§ **EXERCISE INSTRUCTIONS**: Only the lines from the top of the listing below to the line that has "return fig.add_axes([x0 /" should be echoed, with both ends kept and pictures left out.

##### PROVIDED RECORDS #####

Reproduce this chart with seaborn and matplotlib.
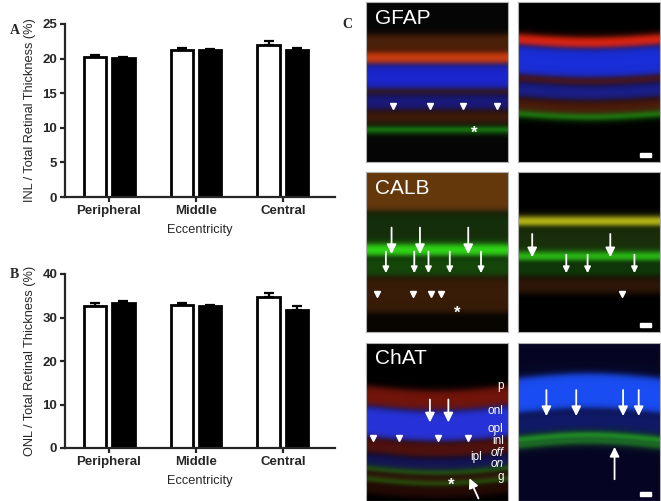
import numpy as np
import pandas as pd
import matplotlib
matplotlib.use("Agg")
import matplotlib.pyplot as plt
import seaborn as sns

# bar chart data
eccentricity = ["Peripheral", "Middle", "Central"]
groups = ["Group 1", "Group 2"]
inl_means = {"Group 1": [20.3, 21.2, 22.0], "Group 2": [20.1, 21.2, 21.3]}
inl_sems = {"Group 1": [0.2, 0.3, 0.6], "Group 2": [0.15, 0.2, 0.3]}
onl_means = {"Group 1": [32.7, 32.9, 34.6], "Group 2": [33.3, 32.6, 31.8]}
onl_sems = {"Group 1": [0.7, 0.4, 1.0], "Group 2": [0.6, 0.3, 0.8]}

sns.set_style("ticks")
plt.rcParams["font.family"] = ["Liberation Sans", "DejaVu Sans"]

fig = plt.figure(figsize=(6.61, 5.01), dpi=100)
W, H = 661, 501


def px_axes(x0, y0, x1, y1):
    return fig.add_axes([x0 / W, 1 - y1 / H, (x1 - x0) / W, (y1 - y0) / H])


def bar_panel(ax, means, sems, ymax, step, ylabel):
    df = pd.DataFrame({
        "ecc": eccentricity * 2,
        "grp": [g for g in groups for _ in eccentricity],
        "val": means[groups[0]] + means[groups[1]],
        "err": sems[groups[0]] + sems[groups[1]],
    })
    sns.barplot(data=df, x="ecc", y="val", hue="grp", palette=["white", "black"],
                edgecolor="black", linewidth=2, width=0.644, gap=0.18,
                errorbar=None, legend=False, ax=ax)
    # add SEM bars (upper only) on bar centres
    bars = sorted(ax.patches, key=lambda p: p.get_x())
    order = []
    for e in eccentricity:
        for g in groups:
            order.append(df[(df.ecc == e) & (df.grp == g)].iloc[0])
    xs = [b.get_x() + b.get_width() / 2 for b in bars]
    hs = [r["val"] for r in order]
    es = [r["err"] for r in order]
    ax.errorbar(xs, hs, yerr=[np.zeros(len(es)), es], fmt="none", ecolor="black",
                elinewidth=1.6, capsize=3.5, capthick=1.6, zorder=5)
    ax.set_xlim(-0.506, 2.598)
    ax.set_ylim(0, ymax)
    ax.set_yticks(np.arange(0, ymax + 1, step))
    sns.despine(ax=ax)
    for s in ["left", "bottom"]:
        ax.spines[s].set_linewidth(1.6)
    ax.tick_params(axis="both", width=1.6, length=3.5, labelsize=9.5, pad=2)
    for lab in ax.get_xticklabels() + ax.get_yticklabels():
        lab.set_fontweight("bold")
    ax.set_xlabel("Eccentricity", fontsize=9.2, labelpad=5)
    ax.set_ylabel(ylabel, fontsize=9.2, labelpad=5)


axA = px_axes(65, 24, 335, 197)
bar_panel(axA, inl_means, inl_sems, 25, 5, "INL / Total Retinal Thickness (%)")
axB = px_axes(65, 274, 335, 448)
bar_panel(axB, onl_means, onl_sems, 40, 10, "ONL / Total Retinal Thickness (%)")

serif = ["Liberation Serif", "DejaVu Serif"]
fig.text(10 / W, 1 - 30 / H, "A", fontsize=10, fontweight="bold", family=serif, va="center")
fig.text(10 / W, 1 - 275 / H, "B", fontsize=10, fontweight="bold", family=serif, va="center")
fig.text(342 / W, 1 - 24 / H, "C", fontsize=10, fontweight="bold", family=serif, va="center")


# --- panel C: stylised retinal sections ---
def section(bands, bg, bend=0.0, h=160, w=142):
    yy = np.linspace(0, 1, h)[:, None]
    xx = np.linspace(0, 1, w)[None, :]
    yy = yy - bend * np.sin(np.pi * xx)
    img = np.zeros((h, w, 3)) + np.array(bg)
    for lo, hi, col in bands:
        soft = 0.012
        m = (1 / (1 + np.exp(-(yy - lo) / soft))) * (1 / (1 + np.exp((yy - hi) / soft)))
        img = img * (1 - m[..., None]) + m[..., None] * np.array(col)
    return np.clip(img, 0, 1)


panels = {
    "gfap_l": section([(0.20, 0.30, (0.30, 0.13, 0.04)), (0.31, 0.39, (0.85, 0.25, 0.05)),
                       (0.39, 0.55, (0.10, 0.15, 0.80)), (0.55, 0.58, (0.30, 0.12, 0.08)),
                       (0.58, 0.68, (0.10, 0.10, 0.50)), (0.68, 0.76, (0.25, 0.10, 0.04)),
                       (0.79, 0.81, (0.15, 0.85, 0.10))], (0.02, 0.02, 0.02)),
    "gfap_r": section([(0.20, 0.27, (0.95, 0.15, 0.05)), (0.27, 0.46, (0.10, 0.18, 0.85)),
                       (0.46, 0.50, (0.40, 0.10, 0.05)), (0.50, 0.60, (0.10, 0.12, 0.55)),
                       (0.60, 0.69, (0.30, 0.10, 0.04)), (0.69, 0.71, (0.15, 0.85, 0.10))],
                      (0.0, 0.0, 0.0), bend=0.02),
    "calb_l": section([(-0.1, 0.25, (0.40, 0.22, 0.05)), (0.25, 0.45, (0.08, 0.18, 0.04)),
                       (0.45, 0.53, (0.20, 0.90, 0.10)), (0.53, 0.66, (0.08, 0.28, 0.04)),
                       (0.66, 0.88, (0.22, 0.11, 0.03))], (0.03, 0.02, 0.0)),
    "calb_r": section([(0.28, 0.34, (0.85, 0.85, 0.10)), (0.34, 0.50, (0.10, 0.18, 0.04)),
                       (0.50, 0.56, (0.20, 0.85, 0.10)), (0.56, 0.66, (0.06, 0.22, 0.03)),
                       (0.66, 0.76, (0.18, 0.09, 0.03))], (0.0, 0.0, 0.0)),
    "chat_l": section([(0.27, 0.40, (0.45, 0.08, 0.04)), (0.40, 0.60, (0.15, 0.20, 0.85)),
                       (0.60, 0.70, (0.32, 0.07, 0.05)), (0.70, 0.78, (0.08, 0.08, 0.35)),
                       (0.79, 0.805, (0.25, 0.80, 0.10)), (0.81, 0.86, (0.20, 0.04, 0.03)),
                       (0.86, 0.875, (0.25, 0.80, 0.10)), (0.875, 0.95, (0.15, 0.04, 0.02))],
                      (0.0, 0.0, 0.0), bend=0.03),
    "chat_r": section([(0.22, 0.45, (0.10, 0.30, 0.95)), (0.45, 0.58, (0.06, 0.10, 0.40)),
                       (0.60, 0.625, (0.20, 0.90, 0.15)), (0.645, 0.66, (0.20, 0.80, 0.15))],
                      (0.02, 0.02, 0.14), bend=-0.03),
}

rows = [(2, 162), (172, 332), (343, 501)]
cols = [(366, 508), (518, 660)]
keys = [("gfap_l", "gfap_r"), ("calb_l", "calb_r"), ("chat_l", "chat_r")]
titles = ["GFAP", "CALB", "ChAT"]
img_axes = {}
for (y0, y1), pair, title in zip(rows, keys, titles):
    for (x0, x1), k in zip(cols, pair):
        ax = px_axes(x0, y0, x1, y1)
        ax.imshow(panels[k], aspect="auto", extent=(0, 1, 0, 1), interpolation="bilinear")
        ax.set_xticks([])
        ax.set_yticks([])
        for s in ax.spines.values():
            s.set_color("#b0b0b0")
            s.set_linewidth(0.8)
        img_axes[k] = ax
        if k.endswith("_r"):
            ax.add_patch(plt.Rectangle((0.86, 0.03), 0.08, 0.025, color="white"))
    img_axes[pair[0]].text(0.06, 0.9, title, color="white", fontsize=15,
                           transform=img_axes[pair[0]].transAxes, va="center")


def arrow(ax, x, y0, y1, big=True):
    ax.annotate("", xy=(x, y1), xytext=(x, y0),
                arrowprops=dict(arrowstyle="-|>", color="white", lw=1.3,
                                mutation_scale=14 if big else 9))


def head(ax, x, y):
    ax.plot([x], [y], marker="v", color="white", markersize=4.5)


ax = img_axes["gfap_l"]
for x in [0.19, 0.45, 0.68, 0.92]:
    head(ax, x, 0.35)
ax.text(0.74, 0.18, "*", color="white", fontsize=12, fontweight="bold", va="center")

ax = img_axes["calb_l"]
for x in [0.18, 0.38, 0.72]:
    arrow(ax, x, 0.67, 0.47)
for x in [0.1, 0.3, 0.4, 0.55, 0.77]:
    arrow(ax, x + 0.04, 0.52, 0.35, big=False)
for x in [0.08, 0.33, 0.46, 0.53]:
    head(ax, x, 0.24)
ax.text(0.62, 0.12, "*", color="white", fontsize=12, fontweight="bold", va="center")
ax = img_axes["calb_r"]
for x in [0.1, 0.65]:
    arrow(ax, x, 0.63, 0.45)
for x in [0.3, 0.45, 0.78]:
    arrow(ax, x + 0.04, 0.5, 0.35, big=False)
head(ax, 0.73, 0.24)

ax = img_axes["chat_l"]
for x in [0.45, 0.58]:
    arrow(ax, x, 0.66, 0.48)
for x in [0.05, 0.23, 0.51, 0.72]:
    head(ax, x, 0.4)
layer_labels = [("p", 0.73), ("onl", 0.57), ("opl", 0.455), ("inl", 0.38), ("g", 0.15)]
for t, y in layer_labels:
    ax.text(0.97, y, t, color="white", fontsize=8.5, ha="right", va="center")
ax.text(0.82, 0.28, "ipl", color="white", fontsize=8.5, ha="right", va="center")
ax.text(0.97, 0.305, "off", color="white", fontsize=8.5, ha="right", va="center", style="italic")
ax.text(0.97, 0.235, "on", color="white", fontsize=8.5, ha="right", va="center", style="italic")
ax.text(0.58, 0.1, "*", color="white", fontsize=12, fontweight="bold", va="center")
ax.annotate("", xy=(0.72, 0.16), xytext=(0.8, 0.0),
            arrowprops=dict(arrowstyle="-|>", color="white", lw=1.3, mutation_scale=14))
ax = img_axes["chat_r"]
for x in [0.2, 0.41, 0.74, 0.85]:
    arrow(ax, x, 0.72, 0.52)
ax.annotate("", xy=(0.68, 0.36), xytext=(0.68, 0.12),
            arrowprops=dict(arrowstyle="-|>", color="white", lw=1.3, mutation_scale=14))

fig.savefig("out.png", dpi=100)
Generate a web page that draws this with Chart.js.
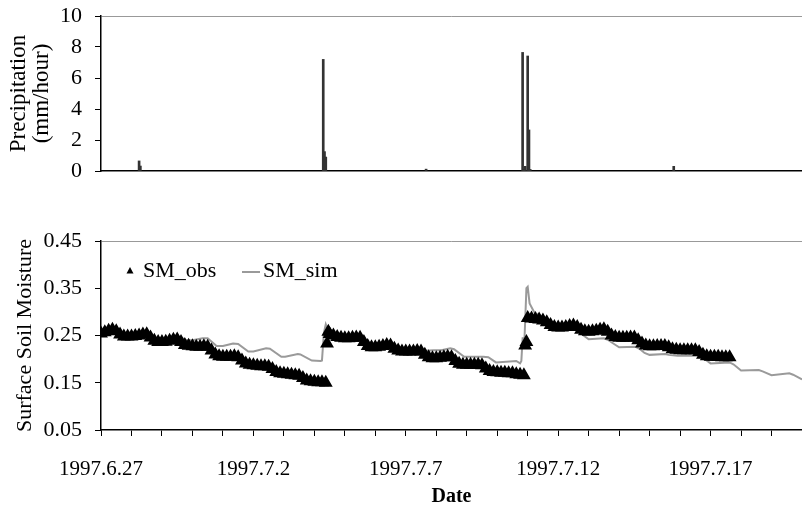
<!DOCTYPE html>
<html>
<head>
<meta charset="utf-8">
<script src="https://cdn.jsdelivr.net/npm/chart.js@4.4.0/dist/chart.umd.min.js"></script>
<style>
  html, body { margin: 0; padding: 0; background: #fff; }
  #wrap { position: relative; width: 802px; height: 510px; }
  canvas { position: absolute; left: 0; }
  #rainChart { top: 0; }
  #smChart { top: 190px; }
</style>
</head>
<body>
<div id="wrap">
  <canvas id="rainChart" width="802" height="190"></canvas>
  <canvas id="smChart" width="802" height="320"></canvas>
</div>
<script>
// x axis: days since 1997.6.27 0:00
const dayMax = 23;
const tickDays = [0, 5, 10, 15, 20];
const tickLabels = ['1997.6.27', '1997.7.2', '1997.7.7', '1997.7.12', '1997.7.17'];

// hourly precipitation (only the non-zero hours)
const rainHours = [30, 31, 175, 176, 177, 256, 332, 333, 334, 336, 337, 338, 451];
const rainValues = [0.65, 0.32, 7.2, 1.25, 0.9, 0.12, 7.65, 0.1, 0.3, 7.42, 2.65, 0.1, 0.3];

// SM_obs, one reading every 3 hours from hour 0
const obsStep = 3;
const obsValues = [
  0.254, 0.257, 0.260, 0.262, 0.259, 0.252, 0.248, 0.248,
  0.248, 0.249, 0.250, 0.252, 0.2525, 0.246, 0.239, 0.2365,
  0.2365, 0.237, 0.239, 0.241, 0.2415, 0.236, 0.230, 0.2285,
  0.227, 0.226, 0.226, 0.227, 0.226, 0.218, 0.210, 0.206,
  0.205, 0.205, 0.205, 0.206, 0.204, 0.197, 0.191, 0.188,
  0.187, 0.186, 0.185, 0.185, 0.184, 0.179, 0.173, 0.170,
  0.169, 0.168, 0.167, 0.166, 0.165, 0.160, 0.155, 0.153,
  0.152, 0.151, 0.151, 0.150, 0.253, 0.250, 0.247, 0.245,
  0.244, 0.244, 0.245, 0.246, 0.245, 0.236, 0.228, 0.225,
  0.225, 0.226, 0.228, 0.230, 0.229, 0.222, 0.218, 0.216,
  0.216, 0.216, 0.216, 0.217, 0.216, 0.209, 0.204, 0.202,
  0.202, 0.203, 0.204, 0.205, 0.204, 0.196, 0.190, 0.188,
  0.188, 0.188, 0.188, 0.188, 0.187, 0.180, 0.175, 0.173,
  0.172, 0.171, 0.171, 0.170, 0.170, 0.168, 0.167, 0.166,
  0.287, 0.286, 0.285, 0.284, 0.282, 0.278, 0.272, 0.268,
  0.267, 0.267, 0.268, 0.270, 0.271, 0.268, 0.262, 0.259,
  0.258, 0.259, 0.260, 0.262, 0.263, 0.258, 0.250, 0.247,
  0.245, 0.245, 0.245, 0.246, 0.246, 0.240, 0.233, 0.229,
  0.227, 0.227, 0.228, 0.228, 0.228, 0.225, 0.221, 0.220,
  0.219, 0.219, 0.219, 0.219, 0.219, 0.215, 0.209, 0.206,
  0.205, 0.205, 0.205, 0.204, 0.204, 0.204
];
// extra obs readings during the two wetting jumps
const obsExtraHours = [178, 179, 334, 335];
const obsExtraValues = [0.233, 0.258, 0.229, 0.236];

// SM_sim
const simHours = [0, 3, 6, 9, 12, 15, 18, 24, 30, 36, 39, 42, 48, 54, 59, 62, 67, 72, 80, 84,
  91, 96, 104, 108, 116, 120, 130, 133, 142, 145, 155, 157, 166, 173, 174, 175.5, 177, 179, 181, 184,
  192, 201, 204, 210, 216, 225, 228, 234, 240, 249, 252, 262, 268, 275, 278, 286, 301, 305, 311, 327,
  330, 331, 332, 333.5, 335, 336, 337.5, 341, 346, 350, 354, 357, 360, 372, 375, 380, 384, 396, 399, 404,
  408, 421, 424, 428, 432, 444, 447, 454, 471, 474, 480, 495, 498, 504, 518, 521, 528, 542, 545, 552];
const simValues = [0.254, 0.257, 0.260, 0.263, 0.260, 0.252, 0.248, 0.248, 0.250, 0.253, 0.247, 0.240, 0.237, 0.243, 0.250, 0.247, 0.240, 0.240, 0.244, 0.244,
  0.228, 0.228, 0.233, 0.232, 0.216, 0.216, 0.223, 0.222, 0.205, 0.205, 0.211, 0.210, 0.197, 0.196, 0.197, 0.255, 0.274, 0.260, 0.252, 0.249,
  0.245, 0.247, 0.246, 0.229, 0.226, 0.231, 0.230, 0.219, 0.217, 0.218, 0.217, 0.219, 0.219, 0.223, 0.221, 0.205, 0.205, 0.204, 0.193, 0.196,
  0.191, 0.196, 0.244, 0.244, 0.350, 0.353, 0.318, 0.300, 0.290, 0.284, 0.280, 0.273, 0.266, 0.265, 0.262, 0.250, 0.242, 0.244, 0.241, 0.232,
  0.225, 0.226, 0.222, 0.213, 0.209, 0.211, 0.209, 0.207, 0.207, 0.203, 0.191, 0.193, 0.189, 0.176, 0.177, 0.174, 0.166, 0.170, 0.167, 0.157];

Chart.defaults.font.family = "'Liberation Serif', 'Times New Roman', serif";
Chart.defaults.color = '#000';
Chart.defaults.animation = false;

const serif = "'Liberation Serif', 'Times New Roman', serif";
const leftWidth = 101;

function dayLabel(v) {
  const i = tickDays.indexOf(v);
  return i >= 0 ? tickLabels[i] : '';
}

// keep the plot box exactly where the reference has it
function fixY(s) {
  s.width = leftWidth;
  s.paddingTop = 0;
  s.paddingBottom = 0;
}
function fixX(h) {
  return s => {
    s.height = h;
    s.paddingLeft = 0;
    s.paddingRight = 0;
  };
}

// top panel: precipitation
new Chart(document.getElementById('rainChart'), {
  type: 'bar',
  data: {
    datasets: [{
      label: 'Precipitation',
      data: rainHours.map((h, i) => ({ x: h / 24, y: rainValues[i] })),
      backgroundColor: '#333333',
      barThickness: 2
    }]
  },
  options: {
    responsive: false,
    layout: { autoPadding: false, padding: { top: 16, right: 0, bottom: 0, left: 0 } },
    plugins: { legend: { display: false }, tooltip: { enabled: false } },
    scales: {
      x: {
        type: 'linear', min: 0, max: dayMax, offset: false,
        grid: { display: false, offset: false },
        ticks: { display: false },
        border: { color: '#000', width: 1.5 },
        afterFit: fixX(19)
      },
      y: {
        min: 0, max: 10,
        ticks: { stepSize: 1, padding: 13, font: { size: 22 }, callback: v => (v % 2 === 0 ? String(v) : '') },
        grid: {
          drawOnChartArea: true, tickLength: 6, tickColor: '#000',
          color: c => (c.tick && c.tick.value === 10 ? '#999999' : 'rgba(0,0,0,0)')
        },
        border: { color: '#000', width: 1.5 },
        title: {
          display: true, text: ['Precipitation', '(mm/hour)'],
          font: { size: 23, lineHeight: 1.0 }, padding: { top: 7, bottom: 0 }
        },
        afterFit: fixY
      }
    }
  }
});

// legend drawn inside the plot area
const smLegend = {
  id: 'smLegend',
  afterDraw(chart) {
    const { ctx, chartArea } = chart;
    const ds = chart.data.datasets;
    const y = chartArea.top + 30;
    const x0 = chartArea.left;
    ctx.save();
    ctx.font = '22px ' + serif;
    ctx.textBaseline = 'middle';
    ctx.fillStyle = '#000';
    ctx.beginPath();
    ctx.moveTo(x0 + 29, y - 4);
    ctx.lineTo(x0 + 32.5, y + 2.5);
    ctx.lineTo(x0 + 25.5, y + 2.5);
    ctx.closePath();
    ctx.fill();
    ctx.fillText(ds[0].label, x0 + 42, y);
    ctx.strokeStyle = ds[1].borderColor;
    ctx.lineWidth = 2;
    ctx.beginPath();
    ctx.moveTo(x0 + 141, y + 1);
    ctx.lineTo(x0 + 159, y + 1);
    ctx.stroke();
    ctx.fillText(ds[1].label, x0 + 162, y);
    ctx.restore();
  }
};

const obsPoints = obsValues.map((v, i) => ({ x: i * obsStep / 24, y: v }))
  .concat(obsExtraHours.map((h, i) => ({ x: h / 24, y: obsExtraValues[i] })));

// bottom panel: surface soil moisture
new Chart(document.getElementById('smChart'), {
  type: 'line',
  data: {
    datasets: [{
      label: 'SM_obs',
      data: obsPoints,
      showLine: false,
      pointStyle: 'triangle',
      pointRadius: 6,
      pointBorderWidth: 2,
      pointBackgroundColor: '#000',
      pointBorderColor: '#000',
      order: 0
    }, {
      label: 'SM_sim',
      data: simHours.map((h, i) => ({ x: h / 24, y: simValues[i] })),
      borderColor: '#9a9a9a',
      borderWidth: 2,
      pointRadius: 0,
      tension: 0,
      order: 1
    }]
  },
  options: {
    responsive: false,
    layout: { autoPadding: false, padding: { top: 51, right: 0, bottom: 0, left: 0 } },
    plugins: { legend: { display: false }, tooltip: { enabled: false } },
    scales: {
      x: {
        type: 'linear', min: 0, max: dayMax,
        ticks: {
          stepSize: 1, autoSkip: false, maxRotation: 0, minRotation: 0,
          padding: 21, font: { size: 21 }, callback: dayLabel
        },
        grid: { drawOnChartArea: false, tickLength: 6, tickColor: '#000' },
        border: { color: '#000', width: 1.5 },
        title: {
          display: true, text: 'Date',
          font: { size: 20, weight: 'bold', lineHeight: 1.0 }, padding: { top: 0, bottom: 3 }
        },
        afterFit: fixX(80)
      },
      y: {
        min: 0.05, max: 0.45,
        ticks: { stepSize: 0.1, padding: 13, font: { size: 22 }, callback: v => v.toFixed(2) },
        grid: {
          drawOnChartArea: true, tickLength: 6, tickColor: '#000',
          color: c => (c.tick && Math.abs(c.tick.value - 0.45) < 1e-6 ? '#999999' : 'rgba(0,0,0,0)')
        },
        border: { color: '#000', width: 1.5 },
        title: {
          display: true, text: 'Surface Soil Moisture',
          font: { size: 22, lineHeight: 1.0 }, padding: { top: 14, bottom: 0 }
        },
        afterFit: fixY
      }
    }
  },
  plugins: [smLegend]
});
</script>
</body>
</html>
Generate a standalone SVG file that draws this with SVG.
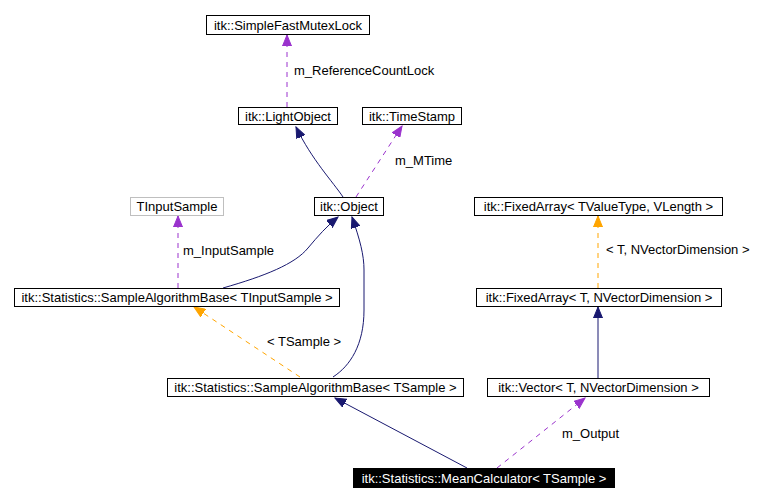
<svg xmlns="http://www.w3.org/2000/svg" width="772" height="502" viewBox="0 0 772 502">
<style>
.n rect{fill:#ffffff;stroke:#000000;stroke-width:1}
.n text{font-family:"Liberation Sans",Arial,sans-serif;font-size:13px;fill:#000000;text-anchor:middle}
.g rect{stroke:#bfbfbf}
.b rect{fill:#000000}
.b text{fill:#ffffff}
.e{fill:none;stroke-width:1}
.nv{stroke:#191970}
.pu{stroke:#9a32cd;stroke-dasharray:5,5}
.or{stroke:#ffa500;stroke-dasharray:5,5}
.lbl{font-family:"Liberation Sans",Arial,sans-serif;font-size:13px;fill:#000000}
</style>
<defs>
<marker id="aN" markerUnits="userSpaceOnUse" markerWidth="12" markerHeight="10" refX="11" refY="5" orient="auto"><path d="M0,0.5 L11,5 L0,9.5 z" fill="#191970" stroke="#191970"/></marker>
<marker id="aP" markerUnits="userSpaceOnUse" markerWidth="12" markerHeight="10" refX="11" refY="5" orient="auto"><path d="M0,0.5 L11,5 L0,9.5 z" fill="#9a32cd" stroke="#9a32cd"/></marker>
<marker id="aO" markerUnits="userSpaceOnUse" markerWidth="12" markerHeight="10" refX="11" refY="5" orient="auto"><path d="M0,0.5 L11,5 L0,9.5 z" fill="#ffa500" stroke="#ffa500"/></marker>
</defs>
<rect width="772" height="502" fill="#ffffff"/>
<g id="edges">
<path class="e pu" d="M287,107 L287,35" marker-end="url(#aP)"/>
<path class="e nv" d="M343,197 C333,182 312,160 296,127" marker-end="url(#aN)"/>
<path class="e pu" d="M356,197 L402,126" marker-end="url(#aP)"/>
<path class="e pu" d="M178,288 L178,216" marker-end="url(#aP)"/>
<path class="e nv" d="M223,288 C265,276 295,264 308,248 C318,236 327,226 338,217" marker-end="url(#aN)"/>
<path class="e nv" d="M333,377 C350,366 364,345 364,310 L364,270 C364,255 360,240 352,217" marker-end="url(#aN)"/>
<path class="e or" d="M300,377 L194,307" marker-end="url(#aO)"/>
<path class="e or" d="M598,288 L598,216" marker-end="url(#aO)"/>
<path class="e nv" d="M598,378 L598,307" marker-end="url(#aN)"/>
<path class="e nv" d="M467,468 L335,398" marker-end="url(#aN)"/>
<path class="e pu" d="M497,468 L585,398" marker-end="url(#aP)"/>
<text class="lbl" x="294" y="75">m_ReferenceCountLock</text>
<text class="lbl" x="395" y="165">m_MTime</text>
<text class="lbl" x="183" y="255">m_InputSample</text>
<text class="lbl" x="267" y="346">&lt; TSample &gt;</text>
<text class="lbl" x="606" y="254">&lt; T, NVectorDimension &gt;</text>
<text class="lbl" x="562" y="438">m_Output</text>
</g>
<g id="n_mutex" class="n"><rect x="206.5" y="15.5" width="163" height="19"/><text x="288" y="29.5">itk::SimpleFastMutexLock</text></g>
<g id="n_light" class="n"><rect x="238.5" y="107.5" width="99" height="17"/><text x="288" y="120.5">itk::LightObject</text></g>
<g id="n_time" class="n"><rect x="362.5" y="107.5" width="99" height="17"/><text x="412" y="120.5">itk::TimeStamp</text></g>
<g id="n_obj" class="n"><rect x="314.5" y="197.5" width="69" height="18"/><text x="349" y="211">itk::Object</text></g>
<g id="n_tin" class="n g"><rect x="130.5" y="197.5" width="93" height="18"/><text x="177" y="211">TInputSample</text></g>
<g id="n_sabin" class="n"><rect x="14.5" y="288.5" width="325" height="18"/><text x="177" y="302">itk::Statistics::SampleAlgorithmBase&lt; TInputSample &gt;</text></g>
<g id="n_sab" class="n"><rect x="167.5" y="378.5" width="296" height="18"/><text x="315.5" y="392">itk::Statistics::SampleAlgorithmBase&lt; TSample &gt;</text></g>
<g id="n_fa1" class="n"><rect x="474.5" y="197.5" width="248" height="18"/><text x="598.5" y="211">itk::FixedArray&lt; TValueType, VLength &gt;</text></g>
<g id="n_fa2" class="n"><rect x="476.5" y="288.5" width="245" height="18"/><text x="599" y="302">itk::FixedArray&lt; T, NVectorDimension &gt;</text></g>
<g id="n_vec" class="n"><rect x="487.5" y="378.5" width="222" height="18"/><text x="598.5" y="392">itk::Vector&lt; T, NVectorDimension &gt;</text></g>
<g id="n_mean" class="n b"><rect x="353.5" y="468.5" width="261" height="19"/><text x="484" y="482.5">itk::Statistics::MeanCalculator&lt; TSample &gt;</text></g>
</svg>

#####

§ **CORRECT RESPONSE**:
Reproduce this chart with seaborn and matplotlib.
import numpy as np
import pandas as pd
import matplotlib
matplotlib.use("Agg")
import matplotlib.pyplot as plt
import seaborn as sns

# bar chart data
eccentricity = ["Peripheral", "Middle", "Central"]
groups = ["Group 1", "Group 2"]
inl_means = {"Group 1": [20.3, 21.2, 22.0], "Group 2": [20.1, 21.2, 21.3]}
inl_sems = {"Group 1": [0.2, 0.3, 0.6], "Group 2": [0.15, 0.2, 0.3]}
onl_means = {"Group 1": [32.7, 32.9, 34.6], "Group 2": [33.3, 32.6, 31.8]}
onl_sems = {"Group 1": [0.7, 0.4, 1.0], "Group 2": [0.6, 0.3, 0.8]}

sns.set_style("ticks")
plt.rcParams["font.family"] = ["Liberation Sans", "DejaVu Sans"]

fig = plt.figure(figsize=(6.61, 5.01), dpi=100)
W, H = 661, 501


def px_axes(x0, y0, x1, y1):
    return fig.add_axes([x0 / W, 1 - y1 / H, (x1 - x0) / W, (y1 - y0) / H])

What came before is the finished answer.